Aeroservoelasticity is a multidisciplinary study that combines the following disciplines: aerodynamics, aeroelasticity and servo-controls. For aeroelasticity studies, the Doublet Lattice Method (DLM) is used to calculate the aerodynamic unsteady forces for a set of reduced frequencies k and Mach numbers M on a business aircraft in the subsonic flight regime. There are three classical methods in the aeroservoelasticity used to approximate these forces Q (k, M) by rational functions in the Laplace domain Q(s): Least Square (LS), Matrix Padé (MP) and Minimum State (MS). A new method called Corrected Least Square (CLS) is presented. This new method uses an analytical form of the error as a function of Laplace variable similar to the analytical form of the aerodynamic forces calculated by use of the LS method.

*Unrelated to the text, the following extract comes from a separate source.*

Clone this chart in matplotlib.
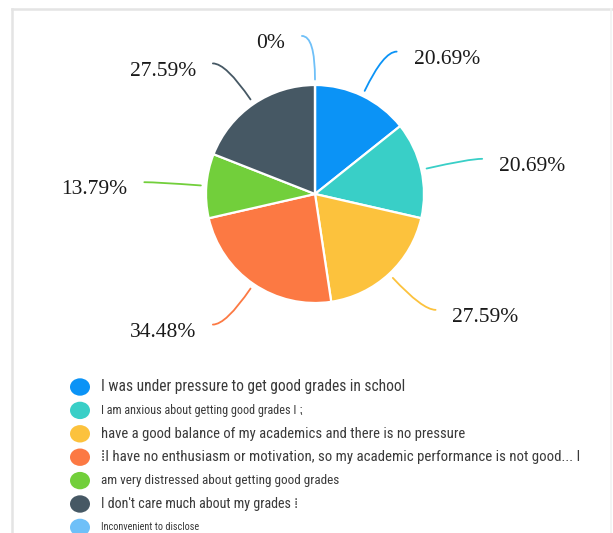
import numpy as np
import matplotlib
matplotlib.use("Agg")
import matplotlib.pyplot as plt
from matplotlib.path import Path
from matplotlib.patches import PathPatch, Circle
from matplotlib.lines import Line2D

# Survey answers (share of respondents, %)
categories = [
    "I was under pressure to get good grades in school",
    "I am anxious about getting good grades I \u204f",
    "have a good balance of my academics and there is no pressure",
    "\u205eI have no enthusiasm or motivation, so my academic performance is not good... I",
    "am very distressed about getting good grades",
    "I don't care much about my grades \u205e",
    "Inconvenient to disclose",
]
values = [20.69, 20.69, 27.59, 34.48, 13.79, 27.59, 0.0]
value_labels = ["20.69%", "20.69%", "27.59%", "34.48%", "13.79%", "27.59%", "0%"]

colors = ["#0b93f6", "#39cfc7", "#fcc23d", "#fc7943", "#72cf3b", "#465864", "#6fc0f8"]
legend_sizes = [11.2, 8.7, 10.5, 10.7, 9.5, 10.1, 7.4]
legend_family = ["Liberation Sans Narrow", "Roboto Condensed", "DejaVu Sans"]

W, H = 613, 533
DPI = 100
fig = plt.figure(figsize=(W / DPI, H / DPI), dpi=DPI)
fig.patch.set_facecolor("white")

# pie axes: one data unit = pie radius in pixels
CX, CY, R = 315, 194, 109
ax = fig.add_axes([0, 0, 1, 1])

wedges, _ = ax.pie(
    values, colors=colors, startangle=90, counterclock=False, radius=1.0,
    center=(0, 0), wedgeprops=dict(edgecolor="white", linewidth=1.6),
    normalize=True, frame=False,
)
ax.set_xlim(-CX / R, (W - CX) / R)
ax.set_ylim(-(H - CY) / R, CY / R)
ax.set_aspect("auto")
ax.axis("off")

# leader lines + value labels
r_start, r_knee, horiz, gap, drop = 1.05, 1.45, 0.12, 0.155, 0.07
for w, lab, col in zip(wedges, value_labels, colors):
    mid = np.deg2rad((w.theta1 + w.theta2) / 2.0)
    c, s = np.cos(mid), np.sin(mid)
    side = 1 if c > 1e-6 else -1
    p0 = (c * r_start, s * r_start)
    p1 = (c * r_knee, s * r_knee)
    p2 = (p1[0] + side * horiz, p1[1])
    path = Path([p0, p1, p2], [Path.MOVETO, Path.CURVE3, Path.CURVE3])
    ax.add_patch(PathPatch(path, facecolor="none", edgecolor=col, lw=1.3,
                           capstyle="round"))
    ax.text(p2[0] + side * gap, p2[1] - drop, lab,
            ha="left" if side > 0 else "right", va="center", fontsize=15.5,
            family="Liberation Serif", color="#1a1a1a")

# legend
lx_circle, lx_text, ly0, ldy = 80, 101, 387, 23.4
for i, (cat, col, fs) in enumerate(zip(categories, colors, legend_sizes)):
    y = ly0 + i * ldy
    fig.patches.append(Circle((lx_circle / W, 1 - y / H), 10 / W,
                              transform=fig.transFigure, facecolor=col,
                              edgecolor="none"))
    fig.text(lx_text / W, 1 - y / H, cat, ha="left", va="center", fontsize=fs,
             family=legend_family, fontstretch="condensed", color="#3a3a3a")

# panel frame
frame_col = "#e4e4e4"
fig.add_artist(Line2D([12 / W, 1], [1 - 9 / H, 1 - 9 / H], transform=fig.transFigure,
                      color=frame_col, lw=1.8))
fig.add_artist(Line2D([12 / W, 12 / W], [0, 1 - 9 / H], transform=fig.transFigure,
                      color=frame_col, lw=1.8))
fig.add_artist(Line2D([611 / W, 611 / W], [0, 1 - 9 / H], transform=fig.transFigure,
                      color="#f2f2f2", lw=1.2))

fig.savefig("out.png", dpi=DPI, facecolor="white")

The new CLS method does not take additional time to the computation of the unsteady aerodynamic forces when compared to the LS method, and the aerodynamic forces calculated with the CLS method are closer to the aerodynamic forces data in the frequency domain than the aerodynamic forces calculated by the standard LS method. The new CLS method applied on a business aircraft gives better results (flutter speeds and frequencies) and faster (as it uses smaller number of lag terms) than the LS method.